The expanded mobile gaming regulation takes effect Oct. 1, and companies like technology-rich Cantor Gaming are already preparing to take advantage of the new rules.
Under the revised regulation, licensees wanting to expose new sections of a property to mobile gaming would have to convince the chairman of the state Gaming Control Board that they have the ability to monitor play and assure regulators that gaming laws are obeyed.
The critical test will be assuring regulators that only people of lawful gambling age would operate the devices.
Mark Lipparelli, chairman of the Control Board, said identifying the player holding the device will be key, with some form of biometric ID or sophisticated password protection likely to be involved.
Lipparelli said licensing would be reviewed on a case-by-case basis and granted to individual properties after reviews by the Control Board’s technology experts.
“I’m sure that some companies will be able to do this better than others,” he told commissioners before the vote.
One of those companies is expected to be Cantor Gaming, which already operates mobile gaming systems at the M Resort Spa Casino, the Hard Rock Hotel & Casino, the Tropicana Las Vegas and the Cosmopolitan of Las Vegas. The company also has been licensed to manage the race and sports book at the Venetian and Palazzo and has been contracted to run the book at the Plaza downtown.

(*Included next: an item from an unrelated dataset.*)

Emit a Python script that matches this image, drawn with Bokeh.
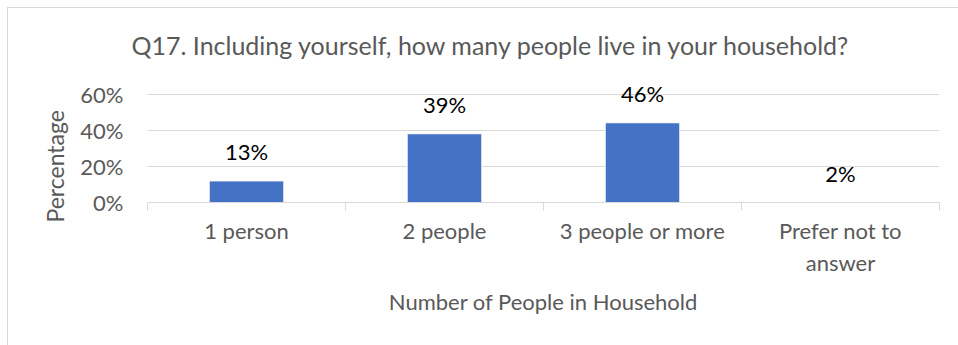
import numpy as np
from bokeh.plotting import figure
from bokeh.models import (Range1d, FixedTicker, PrintfTickFormatter, Title,
                          ColumnDataSource)
from bokeh.core.properties import value
from bokeh.embed import file_html
from bokeh.resources import INLINE

# ---- data ----
categories = ["1 person", "2 people", "3 people or more", "Prefer not to\nanswer"]
bar_values = [12.0, 38.2, 44.3, 0.0]          # bar heights as drawn (%)
bar_labels = ["13%", "39%", "46%", "2%"]      # data labels as printed
y_ticks = [0, 20, 40, 60]
title_text = "Q17. Including yourself, how many people live in your household?"
x_title = "Number of People in Household"
y_title = "Percentage"

FONT = "Lato"
FS = "22px"
GRAY = "#595959"
LINE = "#d9d9d9"
BAR = "#4472C4"

n = len(categories)
centers = [i + 0.5 for i in range(n)]
bounds = [float(i) for i in range(n + 1)]

p = figure(width=951, height=338, output_backend="svg", toolbar_location=None,
           x_range=Range1d(0, n), y_range=Range1d(0, 70),
           min_border_left=139, min_border_right=20,
           min_border_top=68, min_border_bottom=144,
           margin=(7, 0, 0, 7),
           styles={"border-left": "1px solid #d9d9d9",
                   "border-top": "1px solid #d9d9d9"})
p.outline_line_color = None
p.background_fill_color = "white"
p.border_fill_color = "white"

src = ColumnDataSource(dict(x=centers, top=bar_values, lab=bar_labels))
p.vbar(x="x", top="top", width=0.377, source=src, fill_color=BAR,
       line_color="white", line_width=1)
p.text(x="x", y="top", text="lab", source=src, y_offset=-29,
       text_align="center", text_baseline="middle",
       text_font=value(FONT), text_font_size=FS, text_color="#000000")

# x axis
xa = p.xaxis[0]
xa.ticker = FixedTicker(ticks=centers, minor_ticks=bounds)
xa.major_label_overrides = {c: lab for c, lab in zip(centers, categories)}
xa.axis_line_color = LINE
xa.axis_line_width = 1
xa.major_tick_line_color = None
xa.major_tick_in = 0
xa.major_tick_out = 0
xa.minor_tick_line_color = LINE
xa.minor_tick_in = 0
xa.minor_tick_out = 8
xa.major_label_standoff = 6
xa.major_label_text_font = FONT
xa.major_label_text_font_size = FS
xa.major_label_text_color = GRAY
xa.axis_label = x_title
xa.axis_label_text_font = FONT
xa.axis_label_text_font_size = FS
xa.axis_label_text_font_style = "normal"
xa.axis_label_text_color = GRAY
xa.axis_label_standoff = 9

# y axis
ya = p.yaxis[0]
ya.ticker = FixedTicker(ticks=y_ticks)
ya.formatter = PrintfTickFormatter(format="%d%%")
ya.axis_line_color = None
ya.major_tick_line_color = None
ya.minor_tick_line_color = None
ya.major_tick_in = 0
ya.major_tick_out = 0
ya.major_label_standoff = 24
ya.major_label_text_font = FONT
ya.major_label_text_font_size = FS
ya.major_label_text_color = GRAY

p.xgrid.grid_line_color = None
p.ygrid.ticker = FixedTicker(ticks=y_ticks)
p.ygrid.grid_line_color = LINE
p.ygrid.grid_line_width = 1

# chart title
p.title = Title(text=title_text, align="left", offset=-16, standoff=34,
                text_font=FONT, text_font_size="25px", text_font_style="normal",
                text_color=GRAY)
# y-axis title
p.add_layout(Title(text=y_title, align="left", offset=-20, standoff=18,
                   text_font=FONT, text_font_size="23px", text_font_style="normal",
                   text_color=GRAY), "left")

open("out.html", "w").write(file_html(p, INLINE))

Nevada regulations already allow mobile gaming in public areas, such as restaurants and swimming pools, at licensed properties. Under the new rules, mobile gaming could occur in rooms, parking lots, parking garages or any other area the Control Board chairman approves.
Lipparelli said there have been virtually no security or technology problems since mobile gaming was introduced by Cantor in 2009 after being licensed in 2008. The initial mobile gaming regulations were adopted in 2006.
It’s unclear how much additional gaming revenue would be generated in Nevada with the new rules in place.
The commission also approved three other regulation amendments, including rules that spell out how casinos must report revenue generated when gamblers fail to redeem tickets dispensed by slot machines.
Legislation approved in the last session requires casinos to turn over to the state 75 percent of the revenue generated from unredeemed tickets. The state expects to collect $35 million in the next biennium under the change. Previously, casinos kept all the revenue from missing tickets.
The commission also approved regulations that allow the state to send official notices and communications to licensees by email instead of to street addresses or Post Office boxes. A revised regulation also allows regulators to post changes or revisions to technical standards on its Internet website instead of in legal advertisements in newspapers.